Tom Watson Struggles To Explain Labour's Immigration Policy As He Calls For End To Free Movement

Labour's Deputy Leader floundered when quizzed on the party's plans

08/01/2017 11:17 | Updated 12 January 2017

Labour’s Deputy Leader today joined the growing chorus of MPs calling for tighter immigration controls as he put himself at odds with the party leadership.

Tom Watson insisted the UK needs “control over its own borders” as part of any Brexit deal with the European Union as he called for an end to freedom of movement.

The West Bromwich East MP warned Labour had no chance of winning the next General Election if it did not address people’s “genuine concerns” about immigration.

His comments chime with an increasing number of Labour MPs who are calling for, at the very least, reform of freedom of movement – including Chuka Umunna, Stephen Kinnock and Emma Reynolds.

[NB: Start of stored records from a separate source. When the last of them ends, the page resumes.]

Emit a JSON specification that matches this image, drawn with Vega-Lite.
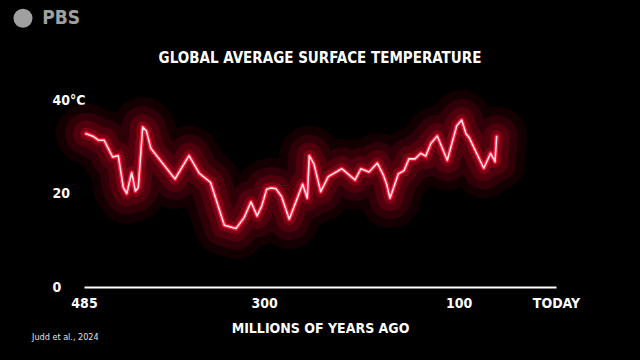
{
  "$schema": "https://vega.github.io/schema/vega-lite/v6.json",
  "width": 472,
  "height": 187,
  "autosize": {"type": "none"},
  "padding": {"left": 84, "top": 100, "right": 84, "bottom": 73},
  "background": "#000000",
  "title": {
    "text": "GLOBAL AVERAGE SURFACE TEMPERATURE",
    "color": "#ffffff",
    "font": "DejaVu Sans Condensed, Liberation Sans Narrow, sans-serif",
    "fontSize": 15,
    "fontWeight": "bold",
    "anchor": "middle",
    "frame": "group",
    "baseline": "middle",
    "offset": 0,
    "dy": 64
  },
  "datasets": {
    "temp": [
      {"ago": 482.9, "temp": 32.8},
      {"ago": 475.4, "temp": 32.2},
      {"ago": 470.3, "temp": 31.4},
      {"ago": 464.4, "temp": 31.4},
      {"ago": 455.5, "temp": 27.8},
      {"ago": 449.8, "temp": 28.1},
      {"ago": 444.6, "temp": 21.3},
      {"ago": 441.1, "temp": 20.0},
      {"ago": 436.0, "temp": 24.5},
      {"ago": 432.2, "temp": 20.5},
      {"ago": 429.2, "temp": 21.3},
      {"ago": 424.7, "temp": 34.2},
      {"ago": 420.9, "temp": 33.4},
      {"ago": 416.2, "temp": 29.6},
      {"ago": 391.5, "temp": 23.1},
      {"ago": 377.1, "temp": 28.1},
      {"ago": 366.5, "temp": 24.3},
      {"ago": 355.0, "temp": 22.4},
      {"ago": 340.8, "temp": 13.2},
      {"ago": 328.8, "temp": 12.5},
      {"ago": 320.6, "temp": 14.8},
      {"ago": 313.4, "temp": 18.2},
      {"ago": 307.2, "temp": 15.2},
      {"ago": 302.4, "temp": 17.3},
      {"ago": 297.3, "temp": 20.9},
      {"ago": 292.9, "temp": 21.2},
      {"ago": 287.7, "temp": 21.0},
      {"ago": 281.9, "temp": 19.3},
      {"ago": 274.1, "temp": 14.5},
      {"ago": 260.3, "temp": 22.0},
      {"ago": 255.6, "temp": 19.0},
      {"ago": 253.5, "temp": 28.1},
      {"ago": 248.7, "temp": 26.3},
      {"ago": 241.8, "temp": 20.4},
      {"ago": 234.0, "temp": 23.6},
      {"ago": 220.2, "temp": 25.3},
      {"ago": 206.5, "temp": 22.9},
      {"ago": 200.4, "temp": 25.3},
      {"ago": 192.2, "temp": 24.6},
      {"ago": 183.6, "temp": 26.5},
      {"ago": 177.5, "temp": 24.0},
      {"ago": 174.0, "temp": 22.0},
      {"ago": 170.6, "temp": 19.0},
      {"ago": 162.0, "temp": 24.2},
      {"ago": 156.2, "temp": 24.9},
      {"ago": 151.1, "temp": 27.4},
      {"ago": 144.9, "temp": 27.4},
      {"ago": 139.0, "temp": 28.6},
      {"ago": 133.9, "temp": 28.0},
      {"ago": 128.6, "temp": 30.7},
      {"ago": 122.0, "temp": 32.3},
      {"ago": 111.7, "temp": 27.1},
      {"ago": 102.0, "temp": 34.5},
      {"ago": 96.9, "temp": 35.7},
      {"ago": 92.5, "temp": 32.8},
      {"ago": 89.1, "temp": 31.9},
      {"ago": 74.2, "temp": 25.4},
      {"ago": 67.2, "temp": 28.6},
      {"ago": 62.7, "temp": 26.8},
      {"ago": 61.0, "temp": 32.2}
    ],
    "credit": [
      {"ago": 538.4, "temp": -10.7, "label": "Judd et al., 2024"}
    ],
    "logoCircle": [
      {"ago": 547.7, "temp": 57.5}
    ],
    "logoText": [
      {"ago": 528.0, "temp": 57.5, "label": "PBS"}
    ]
  },
  "encoding": {
    "x": {
      "field": "ago",
      "type": "quantitative",
      "scale": {"domain": [485, 0], "nice": false, "zero": false},
      "axis": {
        "values": [485, 300, 100, 0],
        "labelExpr": "datum.value == 0 ? 'TODAY' : datum.label",
        "domain": true,
        "domainColor": "#ffffff",
        "domainWidth": 2,
        "ticks": false,
        "grid": false,
        "labelColor": "#ffffff",
        "labelFont": "DejaVu Sans Condensed, Liberation Sans Narrow, sans-serif",
        "labelFontSize": 14,
        "labelFontWeight": "bold",
        "labelPadding": 9,
        "labelFlush": false,
        "labelOverlap": false,
        "title": "MILLIONS OF YEARS AGO",
        "titleColor": "#ffffff",
        "titleFont": "DejaVu Sans Condensed, Liberation Sans Narrow, sans-serif",
        "titleFontSize": 14,
        "titleFontWeight": "bold",
        "titlePadding": 11
      }
    },
    "y": {
      "field": "temp",
      "type": "quantitative",
      "scale": {"domain": [0, 40], "nice": false, "zero": false},
      "axis": {
        "values": [0, 20, 40],
        "labelExpr": "datum.value == 40 ? '40°C' : datum.label",
        "domain": false,
        "ticks": false,
        "grid": false,
        "labelAlign": "left",
        "labelBaseline": "middle",
        "labelPadding": 32,
        "labelColor": "#ffffff",
        "labelFont": "DejaVu Sans Condensed, Liberation Sans Narrow, sans-serif",
        "labelFontSize": 14,
        "labelFontWeight": "bold",
        "labelOverlap": false,
        "title": null
      }
    }
  },
  "layer": [
    {"data": {"name": "temp"}, "mark": {"type": "line", "color": "#3a0008", "strokeWidth": 60, "opacity": 0.35, "strokeJoin": "round", "strokeCap": "round"}},
    {"data": {"name": "temp"}, "mark": {"type": "line", "color": "#58000e", "strokeWidth": 42, "opacity": 0.4, "strokeJoin": "round", "strokeCap": "round"}},
    {"data": {"name": "temp"}, "mark": {"type": "line", "color": "#800014", "strokeWidth": 26, "opacity": 0.4, "strokeJoin": "round", "strokeCap": "round"}},
    {"data": {"name": "temp"}, "mark": {"type": "line", "color": "#b0001c", "strokeWidth": 12, "opacity": 0.45, "strokeJoin": "round", "strokeCap": "round"}},
    {"data": {"name": "temp"}, "mark": {"type": "line", "color": "#ff1a3d", "strokeWidth": 4.5, "opacity": 0.85, "strokeJoin": "round", "strokeCap": "round"}},
    {"data": {"name": "temp"}, "mark": {"type": "line", "color": "#ffe3e8", "strokeWidth": 1.6, "strokeJoin": "round", "strokeCap": "round"}},
    {"data": {"name": "credit"}, "mark": {"type": "text", "align": "left", "baseline": "middle", "color": "#e0e0e0", "fontSize": 9, "font": "DejaVu Sans Condensed, Liberation Sans Narrow, sans-serif"}, "encoding": {"text": {"field": "label"}}},
    {"data": {"name": "logoCircle"}, "mark": {"type": "point", "shape": "circle", "filled": true, "size": 361, "color": "#a0a0a0", "opacity": 1}},
    {"data": {"name": "logoText"}, "mark": {"type": "text", "align": "left", "baseline": "middle", "color": "#a0a0a0", "fontSize": 19, "fontWeight": "bold", "font": "DejaVu Sans Condensed, Liberation Sans Narrow, sans-serif"}, "encoding": {"text": {"field": "label"}}}
  ],
  "config": {
    "view": {"stroke": null}
  }
}
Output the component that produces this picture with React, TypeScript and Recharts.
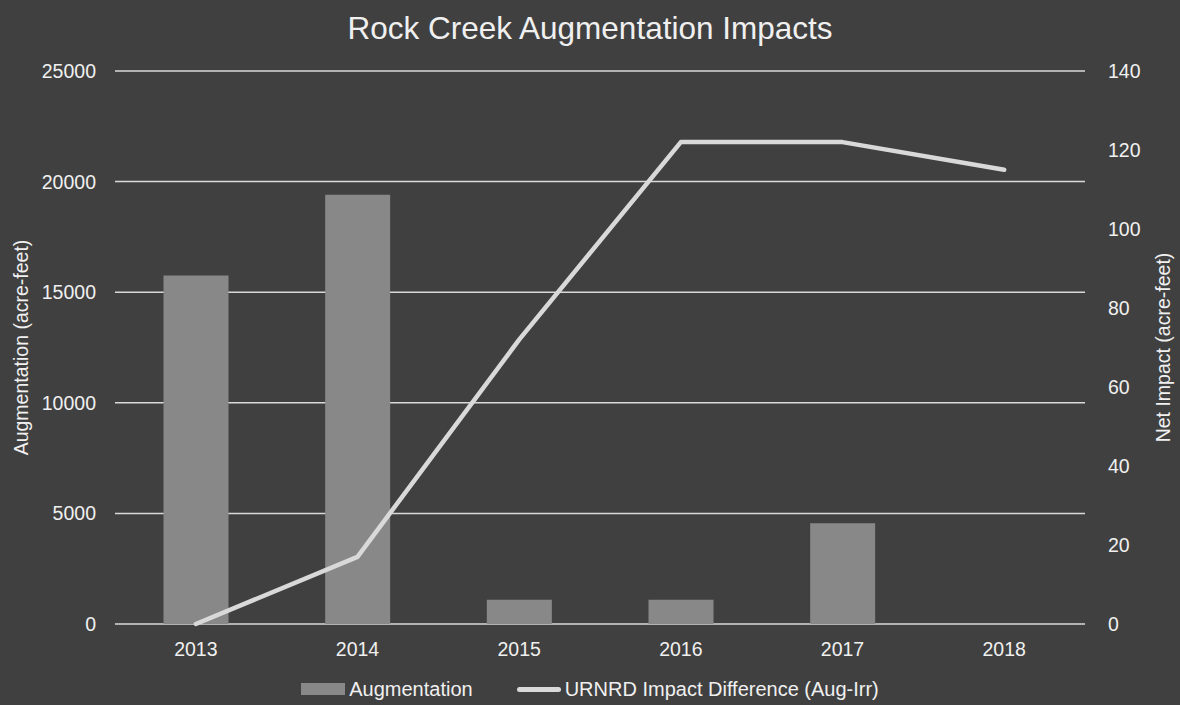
import React from "react";
import {
  ComposedChart,
  Bar,
  Line,
  XAxis,
  YAxis,
  CartesianGrid,
  Legend,
} from "recharts";

const years = ["2013", "2014", "2015", "2016", "2017", "2018"];
const augmentation = [15750, 19400, 1100, 1100, 4560, 0];
const impactDifference = [0, 17, 72, 122, 122, 115];
const leftTicks = [0, 5000, 10000, 15000, 20000, 25000];
const rightTicks = [0, 20, 40, 60, 80, 100, 120, 140];

const data = years.map((y, i) => ({
  year: y,
  augmentation: augmentation[i],
  impact: impactDifference[i],
}));

const BG = "#404040";
const BAR = "#888888";
const LINE = "#d9d9d9";
const GRID = "#d9d9d9";
const TEXT = "#f0f0f0";
const FONT = "'Liberation Sans', Arial, sans-serif";

const LegendContent = () => (
  <div
    style={{
      display: "flex",
      justifyContent: "center",
      alignItems: "center",
      fontFamily: FONT,
      fontSize: 20,
      color: TEXT,
      height: 30,
      marginTop: 14,
    }}
  >
    <div style={{ display: "flex", alignItems: "center" }}>
      <div style={{ width: 44, height: 12, background: BAR, marginRight: 4 }} />
      <span>Augmentation</span>
    </div>
    <div style={{ display: "flex", alignItems: "center", marginLeft: 44 }}>
      <div
        style={{
          width: 44,
          height: 5,
          background: LINE,
          borderRadius: 3,
          marginRight: 4,
        }}
      />
      <span>URNRD Impact Difference (Aug-Irr)</span>
    </div>
  </div>
);

export default function App() {
  return (
    <div
      style={{
        position: "absolute",
        left: 0,
        top: 0,
        width: 1180,
        height: 705,
        background: BG,
        fontFamily: FONT,
      }}
    >
      <div
        style={{
          position: "absolute",
          left: 0,
          top: 8,
          width: 1180,
          textAlign: "center",
          color: TEXT,
          fontSize: 31.5,
          fontFamily: FONT,
          lineHeight: "40px",
        }}
      >
        Rock Creek Augmentation Impacts
      </div>
      <ComposedChart
        width={1180}
        height={705}
        data={data}
        margin={{ top: 71, right: 0, left: 0, bottom: 10 }}
        barCategoryGap="30%"
      >
        <CartesianGrid
          vertical={false}
          horizontal={true}
          stroke={GRID}
          strokeWidth={1.5}
          yAxisId="left"
        />
        <XAxis
          dataKey="year"
          axisLine={false}
          tickLine={false}
          tickSize={0}
          tickMargin={18}
          height={36}
          tick={{ fill: TEXT, fontSize: 19.5, fontFamily: FONT }}
        />
        <YAxis
          yAxisId="left"
          orientation="left"
          domain={[0, 25000]}
          ticks={leftTicks}
          axisLine={false}
          tickLine={false}
          tickSize={0}
          tickMargin={19}
          width={115}
          interval={0}
          tick={{ fill: TEXT, fontSize: 19.5, fontFamily: FONT }}
          label={{
            value: "Augmentation (acre-feet)",
            angle: -90,
            position: "insideLeft",
            offset: 21,
            style: { textAnchor: "middle", fill: TEXT, fontSize: 19.5, fontFamily: FONT },
          }}
        />
        <YAxis
          yAxisId="right"
          orientation="right"
          domain={[0, 140]}
          ticks={rightTicks}
          axisLine={false}
          tickLine={false}
          tickSize={0}
          tickMargin={23}
          width={95}
          interval={0}
          tick={{ fill: TEXT, fontSize: 19.5, fontFamily: FONT }}
          label={{
            value: "Net Impact (acre-feet)",
            angle: -90,
            position: "insideRight",
            offset: 17,
            style: { textAnchor: "middle", fill: TEXT, fontSize: 19.5, fontFamily: FONT },
          }}
        />
        <Bar
          yAxisId="left"
          dataKey="augmentation"
          name="Augmentation"
          fill={BAR}
          isAnimationActive={false}
        />
        <Line
          yAxisId="right"
          dataKey="impact"
          name="URNRD Impact Difference (Aug-Irr)"
          stroke={LINE}
          strokeWidth={4.5}
          strokeLinecap="round"
          strokeLinejoin="round"
          dot={false}
          activeDot={false}
          type="linear"
          isAnimationActive={false}
        />
        <Legend
          verticalAlign="bottom"
          height={35}
          content={<LegendContent />}
          wrapperStyle={{ left: 0, width: 1180 }}
        />
      </ComposedChart>
    </div>
  );
}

Labour leader Jeremy Corbyn has repeatedly insisted there should be no upper limit to immigration, and in September his spokesman said: “It is not an objective to reduce the numbers.”

Speaking on Sophy Ridge on Sunday today, Watson struggled to sum up Labour’s current policy on immigration, and said: “We don’t know what is going to come out of the Brexit settlement…we don’t know what the Government position is.”

When told that Prime Minister Theresa May had identified immigration control as a “red line” in a Brexit deal, Watson went on: “I want her [May] to be able to say that this country will have control over its own borders, that we’ll be able to count the number of people in and count the number of people out and make sure there is a fair solution to people’s genuine concerns about immigration are addressed.

“That is one of the challenges Labour will have in its manifesto whenever that election comes and if we don’t address that issue then Labour won’t win that election, I’m very clear about that.”

Watson’s comments come as Labour MPs Stephen Kinnock and Emma Reynolds today warned the party’s “mixed messages” on immigration were “deeply corrosive” of voters’ trust.

In an article for the Observer, the duo called for a two-tier immigration system, in which skilled migrants, such as doctors and teachers, who would be allowed into the country to take specific jobs.

The second tier would include low and semi-skilled workers from the agriculture, retail and construction industries, who would be limited by quotas agreed by the Government, industry and trade unions.

The MPs wrote: “The debate about how best to deal with immigration in the wake of the referendum has also driven the Labour party to an existential fork in the road.

“We can either resist any call for reform and drift away from relevance, or we can rediscover the courage of our convictions, and demonstrate that we are ready to reunite the country with a progressive, fair and managed migration system that works for all.”